Prefeitura de Ricardo Nunes desaloja 35 famílias de ocupação no centro da capital de São Paulo

De acordo com o Censo Demográfico de 2022 divulgado pelo Instituto Brasileiro de Geografia e Estatística (IBGE), São Paulo conta com cerca de 590 mil imóveis particulares vazios, valor quase 20 vezes maior do que o número de indivíduos em situação de rua.

3 de Agosto de 2025 às 0h00

Moradores se mobilizam para ter o direito de voltarem para sua casa pintando um cartaz como forma de protesto. Foto/Reprodução: Tim Schurmann.

A prefeitura de Ricardo Nunes desalojou 35 famílias que ocupavam um espaço no viaduto da Avenida 9 de julho no dia 30 de junho. No começo da semana houve um pequeno incêndio dentro do prédio, que foi apagado pelos moradores. Algum tempo depois chegaram os bombeiros que pediram que moradores saíssem do espaço para inspeção e depois disso, não puderam voltar.

O prédio ocupado é uma das “pernas” do viaduto nove de julho e, segundo o laudo da prefeitura, a interdição se deve a uma “ameaça à integridade física de seus ocupantes, seus vizinhos e seus transeuntes”. O que foi apontado no laudo são questões comuns a muitas ocupações: fios expostos, muitos eletrodomésticos ligados na mesma tomada, gás em lugar que não há circulação de ar. O processo comum seria dar um tempo para os moradores consertarem as irregularidades, que seriam passíveis de serem arrumadas, mas eles não tiveram acesso a esse direito. O detalhe é que as contas de água e luz da ocupação eram pagas pelos próprios moradores e estavam regulares.

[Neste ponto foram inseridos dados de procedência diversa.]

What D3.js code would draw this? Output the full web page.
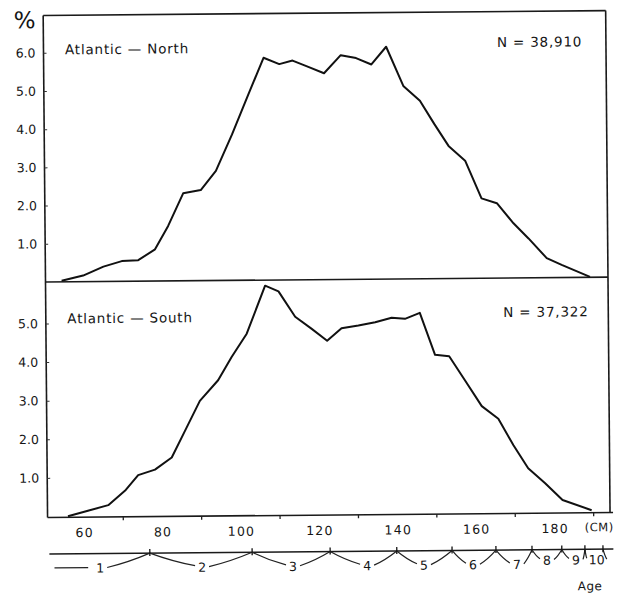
<!DOCTYPE html>
<html>
<head>
<meta charset="utf-8">
<script src="https://cdn.jsdelivr.net/npm/d3@7"></script>
<style>
  body { margin: 0; background: #fff; }
  text { font-family: "DejaVu Sans", sans-serif; fill: #151515; }
</style>
</head>
<body>
<svg id="chart" width="619" height="594"></svg>
<script>
// length classes (cm) and % frequency
const northLength = [54.8, 60.3, 65.5, 70.2, 74.4, 78.7, 82.1, 86.0, 90.5, 94.4, 98.6, 102.8, 106.8, 110.8, 114.2, 118.2, 122.2, 126.5, 130.4, 134.3, 138.1, 142.4, 146.6, 150.2, 153.8, 158.0, 162.1, 166.0, 170.2, 174.0, 178.6, 182.4, 189.6];
const northPct = [0.03, 0.16, 0.39, 0.53, 0.55, 0.83, 1.44, 2.29, 2.37, 2.87, 3.82, 4.85, 5.82, 5.65, 5.74, 5.57, 5.40, 5.87, 5.79, 5.62, 6.08, 5.05, 4.66, 4.05, 3.47, 3.08, 2.09, 1.96, 1.43, 1.03, 0.51, 0.33, 0.01];

const southLength = [55.9, 61.0, 66.2, 70.7, 73.9, 78.2, 82.5, 86.0, 89.8, 94.5, 98.0, 101.9, 106.7, 110.1, 114.3, 118.5, 122.4, 126.1, 130.4, 134.7, 138.9, 142.3, 146.1, 149.9, 153.5, 157.5, 161.7, 165.9, 169.7, 173.4, 177.7, 182.1, 189.5];
const southPct = [0.0, 0.14, 0.28, 0.67, 1.05, 1.19, 1.50, 2.20, 2.96, 3.49, 4.09, 4.69, 5.93, 5.78, 5.12, 4.80, 4.49, 4.81, 4.88, 4.96, 5.07, 5.04, 5.19, 4.10, 4.06, 3.43, 2.76, 2.43, 1.74, 1.14, 0.75, 0.31, 0.04];

const xTickLabels = [60, 80, 100, 120, 140, 160, 180];
const xMinorTicks = [70, 90, 110, 130, 150, 170, 190];
const yTicksNorth = [1, 2, 3, 4, 5, 6];
const yTicksSouth = [1, 2, 3, 4, 5];

const ageLabels = ['1', '2', '3', '4', '5', '6', '7', '8', '9', '10'];
const ageLabelAt = [64.0, 90.0, 113.2, 132.1, 146.6, 159.1, 170.3, 178.0, 185.4, 190.7];
const ageUpperBound = [76.7, 102.8, 122.7, 139.7, 153.8, 165.0, 174.2, 181.8, 187.7, 192.3];

const panels = [
  { name: 'Atlantic \u2014 North', n: 'N = 38,910', len: northLength, pct: northPct, ticks: yTicksNorth },
  { name: 'Atlantic \u2014 South', n: 'N = 37,322', len: southLength, pct: southPct, ticks: yTicksSouth }
];

const left = 45.5, right = 608;
const x = d3.scaleLinear().domain([60, 180]).range([82, 82 + 3.92 * 120]);
const yN = d3.scaleLinear().domain([0, 7]).range([282, 282 - 7 * 38.2]);
const yS = d3.scaleLinear().domain([0, 6]).range([516.5, 516.5 - 6 * 38.6]);
const yScales = [yN, yS];

const svg = d3.select('#chart');
// the scan is tilted by about half a degree
const g = svg.append('g').attr('transform', 'rotate(-0.5, 45, 282)');

// frame
const frame = g.append('g').attr('stroke', '#1a1a1a').attr('stroke-width', 1.6).attr('fill', 'none');
frame.append('line').attr('x1', left).attr('x2', left).attr('y1', 15.5).attr('y2', 517.5);
frame.append('line').attr('x1', left).attr('x2', right).attr('y1', 15.5).attr('y2', 15.5);
frame.append('line').attr('x1', right).attr('x2', right).attr('y1', 15.5).attr('y2', 517.5);
frame.append('line').attr('x1', left).attr('x2', right).attr('y1', yN(0)).attr('y2', yN(0));
frame.append('line').attr('x1', left).attr('x2', right + 3).attr('y1', 517.5).attr('y2', 517.5);

const line = (y) => d3.line().x((d) => x(d[0])).y((d) => y(d[1]));

panels.forEach((p, i) => {
  const y = yScales[i];

  const axis = g.append('g')
    .attr('transform', `translate(${left},0)`)
    .call(d3.axisLeft(y).tickValues(p.ticks).tickFormat(d3.format('.1f')).tickSize(-3).tickPadding(8));
  axis.select('.domain').remove();
  axis.selectAll('line').attr('stroke', '#333');
  axis.selectAll('text').attr('font-size', 12.5).attr('font-family', '"DejaVu Sans", sans-serif').attr('fill', '#151515');

  g.append('path')
    .datum(d3.zip(p.len, p.pct))
    .attr('d', line(y))
    .attr('fill', 'none')
    .attr('stroke', '#111')
    .attr('stroke-width', 2)
    .attr('stroke-linejoin', 'round');

  g.append('text')
    .attr('x', 67).attr('y', i === 0 ? 54.5 : 323.5)
    .attr('font-size', 13.5).attr('letter-spacing', 0.8)
    .text(p.name);

  g.append('text')
    .attr('x', i === 0 ? 499 : 503).attr('y', i === 0 ? 51 : 321)
    .attr('font-size', 13.5).attr('letter-spacing', 0.8)
    .text(p.n);
});

g.append('text').attr('x', 27).attr('y', 28).attr('text-anchor', 'middle')
  .attr('font-size', 23).text('%');

// x axis
const xAxis = g.append('g')
  .attr('transform', 'translate(0,517.5)')
  .call(d3.axisBottom(x).tickValues(xTickLabels).tickSize(0).tickPadding(11));
xAxis.select('.domain').remove();
xAxis.selectAll('text').attr('font-size', 12.5).attr('letter-spacing', 1.2)
  .attr('font-family', '"DejaVu Sans", sans-serif').attr('fill', '#151515');

g.selectAll('.minor')
  .data(xMinorTicks)
  .join('line')
  .attr('x1', (d) => x(d)).attr('x2', (d) => x(d))
  .attr('y1', 517.5).attr('y2', 521)
  .attr('stroke', '#222').attr('stroke-width', 1.3);

g.append('text').attr('x', 597).attr('y', 536).attr('text-anchor', 'middle')
  .attr('font-size', 11.5).attr('letter-spacing', 0.5).text('(CM)');

// age scale
const ageY = 554;
const age = g.append('g');
age.append('line').attr('x1', 47).attr('x2', 611).attr('y1', ageY).attr('y2', ageY)
  .attr('stroke', '#1a1a1a').attr('stroke-width', 1.5);

const curve = (x0, y0, x1, y1) => {
  const cx = (x0 + x1) / 2, cy = (y0 + y1) / 2 + 2;
  return `M${x0},${y0}Q${cx},${cy} ${x1},${y1}`;
};

ageLabels.forEach((label, i) => {
  const lx = x(ageLabelAt[i]);
  const xb = x(ageUpperBound[i]);
  const xa = i === 0 ? null : x(ageUpperBound[i - 1]);
  const narrow = xa !== null && xb - xa < 32;
  const ly = narrow ? 564 : 568;
  const hw = label.length > 1 ? 8 : 5;

  age.append('text')
    .attr('x', lx).attr('y', ly + 5)
    .attr('text-anchor', 'middle')
    .attr('font-size', 12.5)
    .text(label);

  const stroke = (sel) => sel.attr('fill', 'none').attr('stroke', '#222').attr('stroke-width', 1.2);

  if (xa === null) {
    age.append('line').attr('x1', 52).attr('x2', lx - 12).attr('y1', ly).attr('y2', ly)
      .attr('stroke', '#222').attr('stroke-width', 1.2);
  } else {
    age.append('path').attr('d', curve(xa, ageY, lx - hw - 2, ly - 1)).call(stroke);
  }
  age.append('path').attr('d', curve(lx + hw + 2, ly, xb, ageY)).call(stroke);

  age.append('line').attr('x1', xb).attr('x2', xb).attr('y1', ageY - 4).attr('y2', ageY + 3)
    .attr('stroke', '#111').attr('stroke-width', 1.3);
});

g.append('text').attr('x', 575).attr('y', 595).attr('font-size', 12).attr('letter-spacing', 0.5).text('Age');
</script>
</body>
</html>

As famílias ocupavam a Avenida Nove de Julho, 389, há sete anos, sendo que o espaço anteriormente era do Centro de Desenvolvimento Social e Produtivo (CEDESP). Foi oferecido uma parcela única de R$ 1.000 para os moradores como indenização por terem sofrido o incêndio e mais R$ 400 por mês de auxílio aluguel. Houveram diversas tentativas de diálogo com a Prefeitura, mas esta foi intransigente quanto a saída das famílias. Após muita insistência, as famílias conseguiram entrar para retirar seus pertences e se mudarem, indo em sua maioria para hotéis sociais. A luta dos moradores fez com que o valor subisse para R$ 600, mas ainda não conseguiram receber.

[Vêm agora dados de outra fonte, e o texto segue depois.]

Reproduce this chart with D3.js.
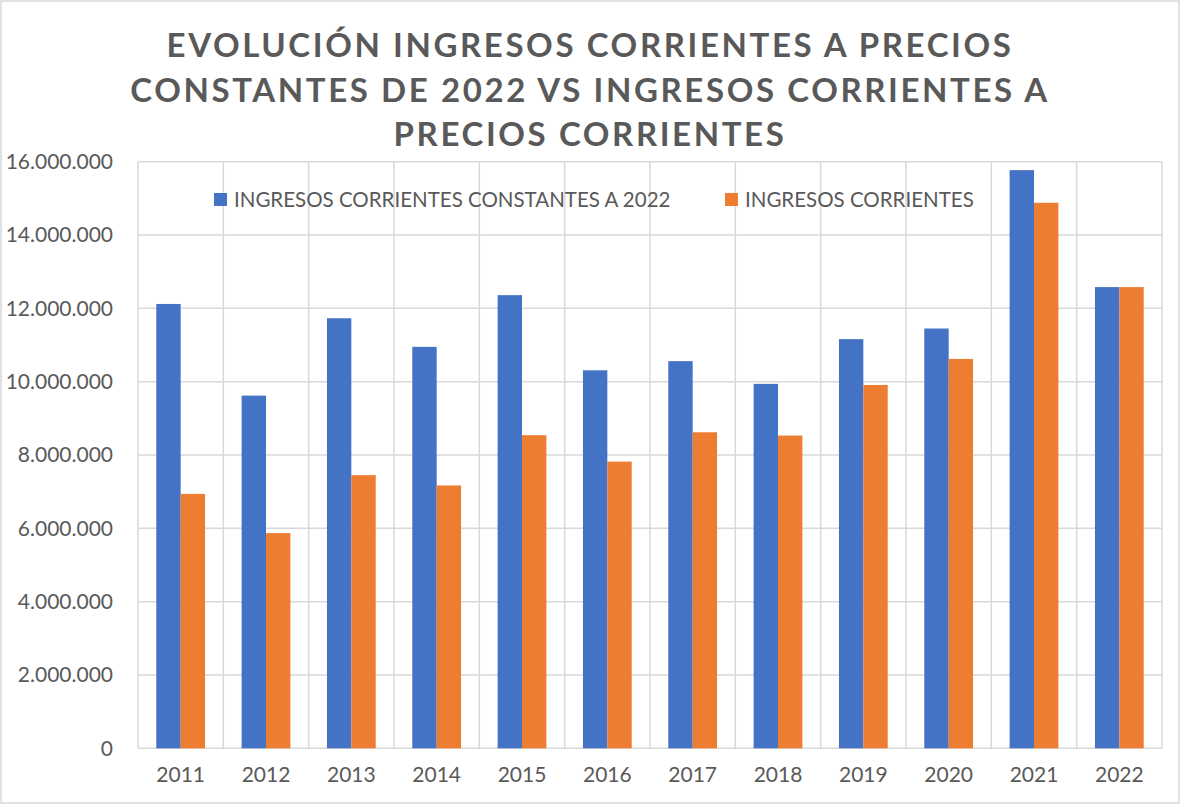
<!DOCTYPE html>
<html>
<head>
<meta charset="utf-8">
<script src="https://cdn.jsdelivr.net/npm/d3@7"></script>
<style>
  body { margin: 0; background: #fff; }
  text { font-family: Lato, "Open Sans", sans-serif; fill: #595959; }
</style>
</head>
<body>
<script>
var years = ["2011", "2012", "2013", "2014", "2015", "2016", "2017", "2018", "2019", "2020", "2021", "2022"];
var constantes = [12120000, 9620000, 11730000, 10950000, 12360000, 10310000, 10560000, 9940000, 11160000, 11450000, 15770000, 12580000];
var corrientes = [6940000, 5870000, 7450000, 7170000, 8540000, 7820000, 8620000, 8530000, 9910000, 10620000, 14880000, 12580000];
var seriesNames = ["INGRESOS CORRIENTES CONSTANTES A 2022", "INGRESOS CORRIENTES"];
var titleLines = ["EVOLUCIÓN INGRESOS CORRIENTES A PRECIOS", "CONSTANTES DE 2022 VS INGRESOS CORRIENTES A", "PRECIOS CORRIENTES"];
var yTicks = [0, 2000000, 4000000, 6000000, 8000000, 10000000, 12000000, 14000000, 16000000];

var colors = ["#4472C4", "#ED7D31"];
var w = 1180, h = 804;
var margin = { top: 161.7, right: 18, bottom: 55.7, left: 138 };
var width = w - margin.left - margin.right,
  height = h - margin.top - margin.bottom;

var locale = d3.formatLocale({ decimal: ",", thousands: ".", grouping: [3], currency: ["", ""] });
var fmt = locale.format(",.0f");

var svg = d3.select("body").append("svg")
  .attr("width", w)
  .attr("height", h);

svg.append("rect")
  .attr("x", 1).attr("y", 1)
  .attr("width", w - 2).attr("height", h - 2)
  .attr("fill", "#fff")
  .attr("stroke", "#d9d9d9")
  .attr("stroke-width", 1.5);

svg.append("g")
  .attr("class", "title")
  .selectAll("text")
  .data(titleLines)
  .enter().append("text")
  .attr("x", w / 2)
  .attr("y", function (d, i) { return 57 + i * 44.5; })
  .attr("text-anchor", "middle")
  .style("font-size", "33px")
  .style("font-weight", "bold")
  .style("letter-spacing", "2.6px")
  .text(function (d) { return d; });

var x = d3.scaleBand()
  .domain(years)
  .range([0, width]);

var x1 = d3.scaleBand()
  .domain([0, 1])
  .range([0, x.bandwidth()])
  .paddingOuter(0.75)
  .paddingInner(0);

var y = d3.scaleLinear()
  .domain([0, 16000000])
  .range([height, 0]);

var focus = svg.append("g")
  .attr("transform", "translate(" + margin.left + "," + margin.top + ")");

// grid lines
focus.append("g")
  .attr("class", "grid")
  .selectAll("line.h")
  .data(yTicks)
  .enter().append("line")
  .attr("x1", 0).attr("x2", width)
  .attr("y1", function (d) { return y(d); })
  .attr("y2", function (d) { return y(d); })
  .attr("stroke", "#d9d9d9")
  .attr("stroke-width", 1.5);

focus.append("g")
  .attr("class", "grid")
  .selectAll("line")
  .data(years.concat(["end"]))
  .enter().append("line")
  .attr("x1", function (d, i) { return i * x.step(); })
  .attr("x2", function (d, i) { return i * x.step(); })
  .attr("y1", 0).attr("y2", height)
  .attr("stroke", "#d9d9d9")
  .attr("stroke-width", 1.5);

// bars
var groups = focus.append("g")
  .attr("class", "bars")
  .selectAll("g")
  .data(years)
  .enter().append("g")
  .attr("transform", function (d) { return "translate(" + x(d) + ",0)"; });

groups.selectAll("rect")
  .data(function (d, i) { return [constantes[i], corrientes[i]]; })
  .enter().append("rect")
  .attr("x", function (d, j) { return x1(j); })
  .attr("width", x1.bandwidth())
  .attr("y", function (d) { return y(d); })
  .attr("height", function (d) { return height - y(d); })
  .attr("fill", function (d, j) { return colors[j]; });

// axes
var yAxis = d3.axisLeft(y)
  .tickValues(yTicks)
  .tickFormat(fmt)
  .tickSize(0)
  .tickPadding(25);

focus.append("g")
  .attr("class", "y axis")
  .call(yAxis)
  .call(function (g) { g.select(".domain").remove(); })
  .selectAll("text")
  .style("font-size", "21px")
  .attr("fill", "#595959");

var xAxis = d3.axisBottom(x)
  .tickSize(0)
  .tickPadding(19);

focus.append("g")
  .attr("class", "x axis")
  .attr("transform", "translate(0," + height + ")")
  .call(xAxis)
  .call(function (g) { g.select(".domain").remove(); })
  .selectAll("text")
  .style("font-size", "21px")
  .attr("fill", "#595959");

// legend
var legendX = [214, 725];
var legend = svg.append("g")
  .attr("class", "legend")
  .selectAll("g")
  .data(seriesNames)
  .enter().append("g")
  .attr("transform", function (d, i) { return "translate(" + legendX[i] + ",193)"; });

legend.append("rect")
  .attr("width", 13).attr("height", 13)
  .attr("fill", function (d, i) { return colors[i]; });

legend.append("text")
  .attr("x", 20)
  .attr("y", 14)
  .style("font-size", "20.5px")
  .text(function (d) { return d; });
</script>
</body>
</html>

Segundo os moradores, o dinheiro originalmente foi recusado por eles porque sabem que esse valor não paga aluguel nenhum no centro de São Paulo. Depois de uma semana abandonados pela Prefeitura, que sequer mandou banheiros químicos que foram pedidos para a secretaria de direitos humanos, os moradores desistiram de tentar diálogo. A GCM agrediu diversos ocupantes, incluindo crianças, segundo relatos dos moradores, além de serem deixados dormindo debaixo do viaduto em algumas das noites mais frias do ano. Foi pedido uma reavaliação da Defesa Civil para analisar se havia dano estrutural ao edifício que impedisse os moradores de retornarem aos seus lares, porém essa reavaliação não ocorreu. Vale dizer que se houvesse dano estrutural ao prédio, não só as casas teriam que ser desocupadas, mas todo o viaduto e a Avenida Nove de Julho que passa por ela.

A subprefeitura da Sé, onde está localizada a ocupação, tem a maior concentração de pessoas em situação de rua de São Paulo, com 12.851 pessoas. Segundo o último censo, divulgado pela Prefeitura de São Paulo, de 2021, no total há 31,884 pessoas morando na rua, 31% a mais em relação ao censo de 2019.

De acordo com o Censo Demográfico de 2022 divulgado pelo Instituto Brasileiro de Geografia e Estatística (IBGE), São Paulo conta com cerca de 590 mil imóveis particulares vazios, valor quase 20 vezes maior do que o número de indivíduos em situação de rua. Segundo o Art. 5º da Constituição Federal, de 1988, XXIII - a propriedade atenderá a sua função social. Se o imóvel está abandonado devendo IPTU, o Estado pode aplicar o IPTU progressista e até desapropriar segundo a Lei Estatuto da Cidade (Lei Federal nº 10.257/2001). Desde 2014, a prefeitura só notificou 1.700 imóveis e nenhum foi desapropriado. Enquanto isso, só na Favela do Moinho, mais de 2.500 pessoas foram retiradas das suas casas. Em um único despejo, o Estado tirou mais gente de casa do que notificou ricos em 11 anos.

Os despejos, a população em situação de rua cada vez mais crescente e a especulação imobiliária, são dois lados da mesma moeda, um projeto da burguesia que lucra com a desigualdade e a pobreza de milhares de brasileiros diariamente.